Leaving out every picture, copy the lines of the data exactly, from the first through the line containing "const lineGap = 27.5;".

=-=-=

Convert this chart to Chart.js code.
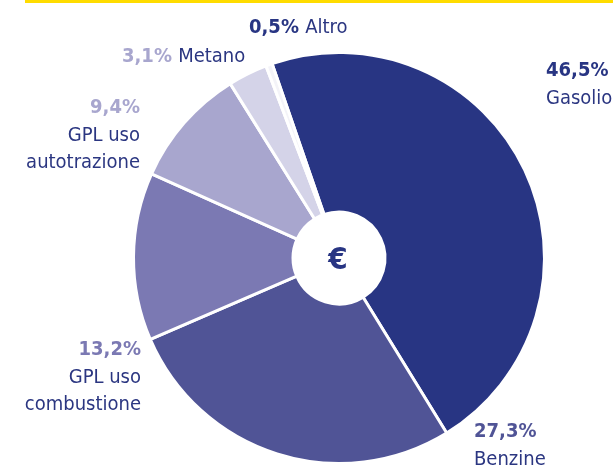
<!DOCTYPE html>
<html>
<head>
<meta charset="utf-8">
<script src="https://cdn.jsdelivr.net/npm/chart.js@4"></script>
<style>
  html, body { margin: 0; padding: 0; background: #ffffff; }
  #wrap { position: relative; width: 613px; height: 465px; }
  #topline { position: absolute; left: 25px; top: 0; width: 588px; height: 3px; background: #ffdc00; }
  canvas { position: absolute; left: 0; top: 0; }
</style>
</head>
<body>
<div id="wrap">
  <canvas id="c" width="613" height="465"></canvas>
  <div id="topline"></div>
</div>
<script>
// ---- data ----
const categories = ["Gasolio", "Benzine", "GPL uso combustione", "GPL uso autotrazione", "Metano", "Altro"];
const shares = [46.5, 27.3, 13.2, 9.4, 3.1, 0.5];
const percentLabels = ["46,5%", "27,3%", "13,2%", "9,4%", "3,1%", "0,5%"];
const nameLines = [["Gasolio"], ["Benzine"], ["GPL uso", "combustione"], ["GPL uso", "autotrazione"], ["Metano"], ["Altro"]];

// ---- styles ----
const sliceColors = ["#283583", "#505496", "#7b79b3", "#a8a6ce", "#d4d3e8", "#f3f3f8"];
const pctColors = ["#283583", "#505496", "#7b79b3", "#a8a6ce", "#a8a6ce", "#283583"];
const nameColor = "#2b3681";
const BOLD = "bold 20px 'DejaVu Sans Condensed', 'DejaVu Sans', sans-serif";
const REG = "20px 'DejaVu Sans Condensed', 'DejaVu Sans', sans-serif";

// label layout: [x, align, firstLineCenterY, inline]
const labelLayout = [
  [546, "left", 69, false],
  [474, "left", 430, false],
  [141, "right", 348, false],
  [140, "right", 106, false],
  [122, "left", 55, true],
  [249, "left", 26, true]
];
const lineGap = 27.5;

const labelPlugin = {
  id: "labels",
  afterDraw(chart) {
    const ctx = chart.ctx;
    const meta = chart.getDatasetMeta(0);
    const arc0 = meta.data[0];
    // center euro sign
    ctx.save();
    ctx.fillStyle = "#283583";
    ctx.font = "bold 31px 'DejaVu Sans Condensed', 'DejaVu Sans', sans-serif";
    ctx.textAlign = "center";
    ctx.textBaseline = "alphabetic";
    ctx.fillText("€", arc0.x - 1, arc0.y + 11);
    ctx.textBaseline = "alphabetic";
    categories.forEach((cat, i) => {
      const [x, align, cy, inline] = labelLayout[i];
      const capHalf = 7.3;
      if (inline) {
        ctx.textAlign = "left";
        ctx.font = BOLD;
        ctx.fillStyle = pctColors[i];
        ctx.fillText(percentLabels[i], x, cy + capHalf);
        const w = ctx.measureText(percentLabels[i] + " ").width;
        ctx.font = REG;
        ctx.fillStyle = nameColor;
        ctx.fillText(nameLines[i][0], x + w, cy + capHalf);
      } else {
        ctx.textAlign = align;
        ctx.font = BOLD;
        ctx.fillStyle = pctColors[i];
        ctx.fillText(percentLabels[i], x, cy + capHalf);
        ctx.font = REG;
        ctx.fillStyle = nameColor;
        nameLines[i].forEach((ln, k) => {
          ctx.fillText(ln, x, cy + capHalf + lineGap * (k + 1));
        });
      }
    });
    ctx.restore();
  }
};

new Chart(document.getElementById("c"), {
  type: "doughnut",
  data: {
    labels: categories,
    datasets: [{
      data: shares,
      backgroundColor: sliceColors,
      borderColor: "#ffffff",
      borderWidth: 3,
      hoverOffset: 0
    }]
  },
  options: {
    responsive: false,
    animation: false,
    cutout: 46,
    rotation: -19,
    layout: { padding: { top: 51, bottom: 0, left: 131, right: 66 } },
    plugins: {
      legend: { display: false },
      tooltip: { enabled: false }
    }
  },
  plugins: [labelPlugin]
});
</script>
</body>
</html>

=-=-=

» EXPECTED OUTPUT
Convert this chart to Chart.js code.
<!DOCTYPE html>
<html>
<head>
<meta charset="utf-8">
<script src="https://cdn.jsdelivr.net/npm/chart.js@4"></script>
<style>
  html, body { margin: 0; padding: 0; background: #ffffff; }
  #wrap { position: relative; width: 613px; height: 465px; }
  #topline { position: absolute; left: 25px; top: 0; width: 588px; height: 3px; background: #ffdc00; }
  canvas { position: absolute; left: 0; top: 0; }
</style>
</head>
<body>
<div id="wrap">
  <canvas id="c" width="613" height="465"></canvas>
  <div id="topline"></div>
</div>
<script>
// ---- data ----
const categories = ["Gasolio", "Benzine", "GPL uso combustione", "GPL uso autotrazione", "Metano", "Altro"];
const shares = [46.5, 27.3, 13.2, 9.4, 3.1, 0.5];
const percentLabels = ["46,5%", "27,3%", "13,2%", "9,4%", "3,1%", "0,5%"];
const nameLines = [["Gasolio"], ["Benzine"], ["GPL uso", "combustione"], ["GPL uso", "autotrazione"], ["Metano"], ["Altro"]];

// ---- styles ----
const sliceColors = ["#283583", "#505496", "#7b79b3", "#a8a6ce", "#d4d3e8", "#f3f3f8"];
const pctColors = ["#283583", "#505496", "#7b79b3", "#a8a6ce", "#a8a6ce", "#283583"];
const nameColor = "#2b3681";
const BOLD = "bold 20px 'DejaVu Sans Condensed', 'DejaVu Sans', sans-serif";
const REG = "20px 'DejaVu Sans Condensed', 'DejaVu Sans', sans-serif";

// label layout: [x, align, firstLineCenterY, inline]
const labelLayout = [
  [546, "left", 69, false],
  [474, "left", 430, false],
  [141, "right", 348, false],
  [140, "right", 106, false],
  [122, "left", 55, true],
  [249, "left", 26, true]
];
const lineGap = 27.5;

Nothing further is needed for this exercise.